Tuesday 6 March 2018

linux - dd aplied to dev USB before connect corrupt /dev/sdX and dont work


I have a USB where I'm coping an ISO of 5 Mb aprox with a small OS with its own grub. If I connect the device and check it sudo fdisk -l I get:


...
Device Boot Start End Sectors Size Id Type
/dev/sdb1 * 1 9551 9551 4.7M cd unknown

If I copy with dd the ISO sudo dd if=my_os.iso of=/dev/sdb


14852+0 records in
14852+0 records out
7604224 bytes (7.6 MB) copied, 0.538487 s, 14.1 MB/s

It works perfectly. An boot from BIOS in other PC.

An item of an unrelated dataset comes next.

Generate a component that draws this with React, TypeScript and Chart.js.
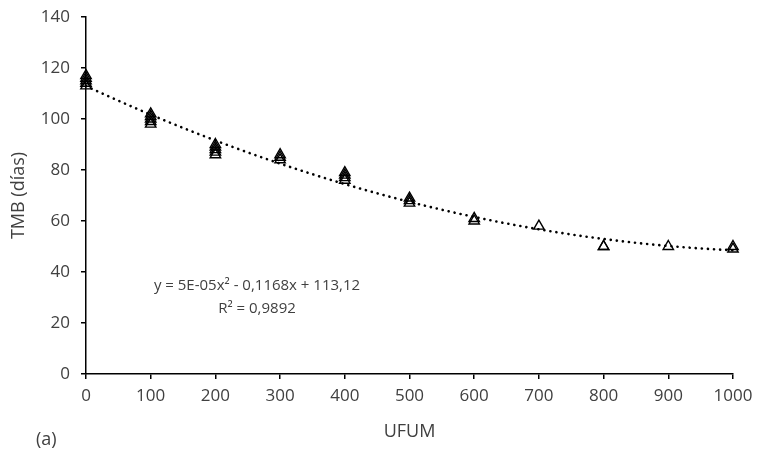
import React, { useEffect, useRef } from "react";
import { Chart, registerables } from "chart.js";

Chart.register(...registerables);

const UFUM = [0, 0, 0, 0, 0, 100, 100, 100, 100, 100, 200, 200, 200, 200, 200, 300, 300, 300, 400, 400, 400, 400, 500, 500, 500, 600, 600, 700, 800, 800, 900, 1000, 1000];
const TMB = [113, 114, 115, 116, 117, 98, 99, 100, 101, 102, 86, 87, 88, 89, 90, 84, 85, 86, 76, 77, 78, 79, 67, 68, 69, 60, 61, 58, 50, 50, 50, 49, 50];
const EQUATION = "y = 5E-05x² - 0,1168x + 113,12";
const R2 = "R² = 0,9892";
const X_TITLE = "UFUM";
const Y_TITLE = "TMB (días)";
const PANEL = "(a)";

function quadFit(xs: number[], ys: number[]) {
  let s0 = xs.length, s1 = 0, s2 = 0, s3 = 0, s4 = 0, t0 = 0, t1 = 0, t2 = 0;
  for (let i = 0; i < xs.length; i++) {
    const x = xs[i], y = ys[i];
    s1 += x; s2 += x * x; s3 += x * x * x; s4 += x * x * x * x;
    t0 += y; t1 += x * y; t2 += x * x * y;
  }
  const M = [[s4, s3, s2, t2], [s3, s2, s1, t1], [s2, s1, s0, t0]];
  for (let c = 0; c < 3; c++) {
    for (let r = c + 1; r < 3; r++) {
      const f = M[r][c] / M[c][c];
      for (let k = c; k < 4; k++) M[r][k] -= f * M[c][k];
    }
  }
  const sol = [0, 0, 0];
  for (let r = 2; r >= 0; r--) {
    let v = M[r][3];
    for (let k = r + 1; k < 3; k++) v -= M[r][k] * sol[k];
    sol[r] = v / M[r][r];
  }
  return sol;
}

const FONT = "'Open Sans', sans-serif";
const TXT = "#404040";

export default function App() {
  const ref = useRef<HTMLCanvasElement>(null);
  useEffect(() => {
    const [a, b, c] = quadFit(UFUM, TMB);
    const trend: { x: number; y: number }[] = [];
    for (let x = 0; x <= 1000; x += 10) trend.push({ x, y: a * x * x + b * x + c });
    const pts = UFUM.map((x, i) => ({ x, y: TMB[i] }));

    const textPlugin = {
      id: "texts",
      afterDraw(chart: any) {
        const ctx = chart.ctx;
        ctx.save();
        ctx.fillStyle = TXT;
        ctx.font = `15px ${FONT}`;
        ctx.textAlign = "center";
        ctx.textBaseline = "middle";
        ctx.fillText(EQUATION, 257, 286);
        ctx.fillText(R2, 257, 309);
        ctx.textAlign = "left";
        ctx.font = `18px ${FONT}`;
        ctx.fillText(PANEL, 36, 440);
        ctx.restore();
      },
    };

    const chart = new Chart(ref.current!, {
      type: "scatter",
      data: {
        datasets: [
          {
            type: "line",
            data: trend,
            borderColor: "#000",
            borderWidth: 2.6,
            borderDash: [0.1, 6],
            borderCapStyle: "round",
            pointRadius: 0,
            fill: false,
            order: 2,
            clip: false,
          } as any,
          {
            data: pts,
            pointStyle: "triangle",
            pointRadius: 6,
            borderColor: "#000",
            borderWidth: 1.4,
            backgroundColor: "rgba(0,0,0,0)",
            order: 1,
            clip: false,
          },
        ],
      },
      plugins: [textPlugin],
      options: {
        animation: false,
        responsive: false,
        layout: { padding: { left: 0, top: 17, right: 24, bottom: 7 } },
        plugins: { legend: { display: false }, tooltip: { enabled: false } },
        scales: {
          x: {
            type: "linear",
            min: 0,
            max: 1000,
            ticks: { stepSize: 100, color: TXT, font: { family: FONT, size: 17 }, padding: 7, maxRotation: 0, callback: (v: any) => String(v) },
            grid: { drawOnChartArea: false, drawTicks: true, tickLength: 5, color: "#000", lineWidth: 1.5 },
            border: { display: true, color: "#000", width: 1.5 },
            title: { display: true, text: X_TITLE, color: TXT, font: { family: FONT, size: 18 }, padding: { top: 0, bottom: 0 } },
            afterFit: (s: any) => { s.height = 69; s.paddingLeft = 0; s.paddingRight = 0; },
          },
          y: {
            min: 0,
            max: 140,
            ticks: { stepSize: 20, color: TXT, font: { family: FONT, size: 17 }, padding: 11 },
            grid: { drawOnChartArea: false, drawTicks: true, tickLength: 5, color: "#000", lineWidth: 1.5 },
            border: { display: true, color: "#000", width: 1.5 },
            title: { display: true, text: Y_TITLE, color: TXT, font: { family: FONT, size: 18 }, padding: { top: 8, bottom: 0 } },
            afterFit: (s: any) => { s.width = 86; s.paddingTop = 0; s.paddingBottom = 0; },
          },
        },
      },
    } as any);
    return () => chart.destroy();
  }, []);
  return (
    <div style={{ position: "absolute", left: 0, top: 0, width: 757, height: 450, background: "#fff" }}>
      <canvas ref={ref} width={757} height={450} style={{ width: 757, height: 450 }} />
    </div>
  );
}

The problem is, sometime I forget to connect the USB after update the BIOS, so I do ff WITHOUT the USB connected, the output is:


14852+0 records in
14852+0 records out
7604224 bytes (7.6 MB) copied, 0.00987684 s, 770 MB/s

Now, the /dev/sdb register is corrupted, the copy speed (770 MB/s) have no sense, and cannot user again dd until reboot.


I have tried to repair it with ddrescue and it doesn't work


sudo ddrescue /dev/zero /dev/sdb conv=noerror,sync

My question is, what is happening exactly and if is possible, how to repair /dev/sdb to avoid reboot and dd start working again?


Thanks.



Answer



Device nodes like /dev/sd* only show up in /dev after the device is connected, not before. (Also, they aren't called "registers".) So when you ran dd of=/dev/sdb it didn't actually touch any device – instead, since the output file didn't exist, dd created a new file by that name.

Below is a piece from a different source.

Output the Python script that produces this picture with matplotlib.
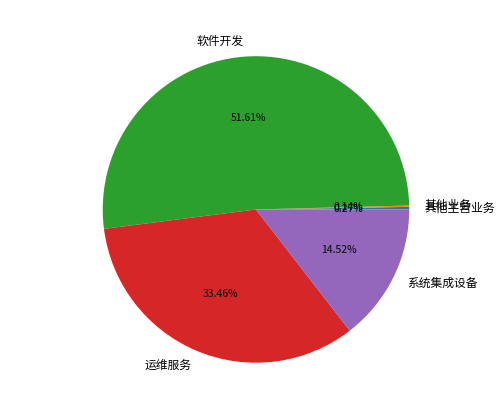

$ sudo dd if=archlinux-2016.04.01-dual.iso of=/dev/sdc
1482752+0 records in
1482752+0 records out
759169024 bytes (759 MB, 724 MiB) copied, 0.941926 s, 806 MB/s

$ ls -l /dev/sd*
brw-rw---- 1 root disk 8, 0 Jun 15 08:54 /dev/sda
brw-rw---- 1 root disk 8, 16 Jun 15 14:14 /dev/sdb
-rw-r--r-- 1 root root 724M Jun 15 15:06 /dev/sdc

So there's really nothing that could have been "corrupted", and nothing that makes sense to "repair" or ddrescue. You simply have a huge file named /dev/sdb, and because it exists, the kernel can't create a real device node there.


(The write speed makes perfect sense – /dev is stored in RAM, so you just copied the image from RAM, where it was cached, back to RAM, where /dev lives.)


Delete /dev/sdb and reconnect the device, and the real device node should reappear.